The refiner protects you only at the point of resale; the dealer protects you at the point of purchase. Combine both. Buy your bar from an established dealer with a real address, transparent pricing, and a published buy-back policy — not from an open marketplace like Amazon or eBay, where counterfeit bars circulate and recourse is weak. Insist that small bars arrive in their sealed assay cards, confirm the serial number on the card matches the bar, and leave the seal alone until you sell. If a price for a famous brand looks far below the broader market, treat it as a red flag and walk away.

Done this way, the brand on the bar does its real job: years from now, when you sell, a dealer takes one look at the name and the sealed card and pays you a fair price without a fuss.
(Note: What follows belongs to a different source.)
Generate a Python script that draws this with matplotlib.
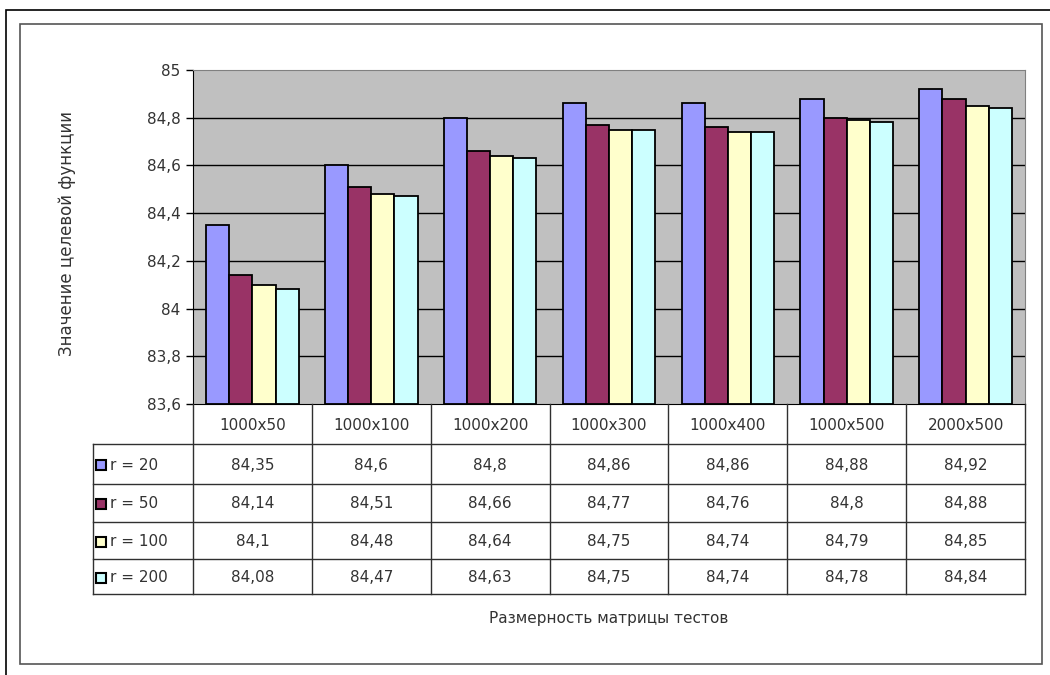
import numpy as np
import matplotlib
matplotlib.use("Agg")
import matplotlib.pyplot as plt
from matplotlib.patches import Rectangle

plt.rcParams["font.family"] = ["DejaVu Sans"]

categories = ["1000x50", "1000x100", "1000x200", "1000x300", "1000x400", "1000x500", "2000x500"]
series_names = ["r = 20", "r = 50", "r = 100", "r = 200"]
r20 = [84.35, 84.6, 84.8, 84.86, 84.86, 84.88, 84.92]
r50 = [84.14, 84.51, 84.66, 84.77, 84.76, 84.8, 84.88]
r100 = [84.1, 84.48, 84.64, 84.75, 84.74, 84.79, 84.85]
r200 = [84.08, 84.47, 84.63, 84.75, 84.74, 84.78, 84.84]
yticks = [83.6, 83.8, 84.0, 84.2, 84.4, 84.6, 84.8, 85.0]

colors = ["#9999FF", "#993366", "#FFFFCC", "#CCFFFF"]
series = [r20, r50, r100, r200]

W, H = 1050, 675
FS = 11
TC = "#333333"


def rect(l, t, r, b):
    return [l / W, 1 - b / H, (r - l) / W, (b - t) / H]


def fmt(v):
    return f"{v:g}".replace(".", ",")


fig = plt.figure(figsize=(10.5, 6.75), dpi=100)

# frames
fig.patches.append(Rectangle((6 / W, -0.1), 1.2, 1.1 - 10 / H, transform=fig.transFigure,
                             fill=False, edgecolor="black", lw=1.2))
fig.patches.append(Rectangle((20 / W, 1 - 664 / H), 1022 / W, 640 / H, transform=fig.transFigure,
                             fill=False, edgecolor="#555555", lw=1.2))

# plot area
left, right, top, bottom = 193, 1025, 70, 404
ax = fig.add_axes(rect(left, top, right, bottom))
ax.set_facecolor("#C0C0C0")
x = np.arange(len(categories))
w = 0.195
for i, (vals, c) in enumerate(zip(series, colors)):
    ax.bar(x + (i - 1.5) * w, np.array(vals) - 83.6, w, bottom=83.6, color=c,
           edgecolor="black", lw=1.3, zorder=3)
for yv in yticks[1:-1]:
    ax.axhline(yv, color="black", lw=1, zorder=1)
ax.set_xlim(-0.5, len(categories) - 0.5)
ax.set_ylim(83.6, 85)
ax.set_yticks(yticks)
ax.set_yticklabels([fmt(v) for v in yticks], fontsize=FS, color=TC)
ax.tick_params(axis="y", direction="out", length=5, width=1, pad=4)
ax.set_xticks([])
ax.spines["left"].set_color("black")
ax.spines["bottom"].set_color("black")
ax.spines["top"].set_color("#808080")
ax.spines["right"].set_color("#808080")

fig.text(67 / W, 1 - 234 / H, "Значение целевой функции", rotation=90,
         ha="center", va="center", fontsize=12, color=TC)

# data table
colw = (right - left) / len(categories)
leg_left = 93
tax = fig.add_axes(rect(leg_left, bottom, right, 594))
xl = -0.5 - (left - leg_left) / colw
xr = len(categories) - 0.5
tax.set_xlim(xl, xr)
rows_y = [404, 444, 484, 522, 559, 594]
tax.set_ylim(594, 404)
tax.axis("off")
lc = "#303030"
for yy in rows_y[1:]:
    tax.plot([xl, xr], [yy, yy], color=lc, lw=1, clip_on=False)
for k in range(len(categories) + 1):
    tax.plot([k - 0.5, k - 0.5], [404, 594], color=lc, lw=1, clip_on=False)
tax.plot([xl, xl], [444, 594], color=lc, lw=1, clip_on=False)

for j, cat in enumerate(categories):
    tax.text(j, (rows_y[0] + rows_y[1]) / 2 + 1, cat, ha="center", va="center",
             fontsize=FS, color=TC)
for i, (name, vals, c) in enumerate(zip(series_names, series, colors)):
    yc = (rows_y[i + 1] + rows_y[i + 2]) / 2 + 1
    tax.plot([xl + 8 / colw], [yc], marker="s", ms=7.5, mfc=c, mec="black", mew=1.5,
             clip_on=False)
    tax.text(xl + 17 / colw, yc, name, ha="left", va="center", fontsize=FS, color=TC)
    for j, v in enumerate(vals):
        tax.text(j, yc, fmt(v), ha="center", va="center", fontsize=FS, color=TC)

fig.text((left + right) / 2 / W, 1 - 619 / H, "Размерность матрицы тестов",
         ha="center", va="center", fontsize=FS, color=TC)

fig.savefig("out.png", dpi=100)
Which gold bar brand is best for resale?

Any LBMA-accredited or equivalent refiner sells easily, but the most universally recognized retail names in the US are PAMP Suisse, Valcambi, Argor-Heraeus, the Royal Canadian Mint, and the Perth Mint. Legacy Credit Suisse “Liberty” bars also still trade freely. A recognized name plus a sealed assay card is what makes a quick, fair buy-back possible.

Are generic gold bars a bad idea?

Not bad, just slightly less liquid. Generic bars from a reputable dealer are genuine gold, usually at a marginally lower premium. The trade-off is that fewer dealers recognize them on sight, so resale can mean assay delays or a small discount. If easy resale matters to you, a recognized refiner is worth the small extra cost.

What is an assay card and why keep it sealed?

An assay card is a tamper-evident holder that certifies a bar’s weight and purity and carries a serial number matching the bar. Keeping the seal intact lets your future buyer trust the bar instantly. Breaking it doesn’t change the gold, but it forces re-verification and often a small markdown at resale.

Are popular gold bar brands ever counterfeited?

Yes. The most popular brands, such as PAMP and Credit Suisse 1 oz bars, are exactly the ones counterfeiters copy, since fakes blend in. The brand name alone is not protection. Buy from established dealers, keep assay cards sealed, and verify the bar with basic tests rather than trusting a low price from an unknown seller.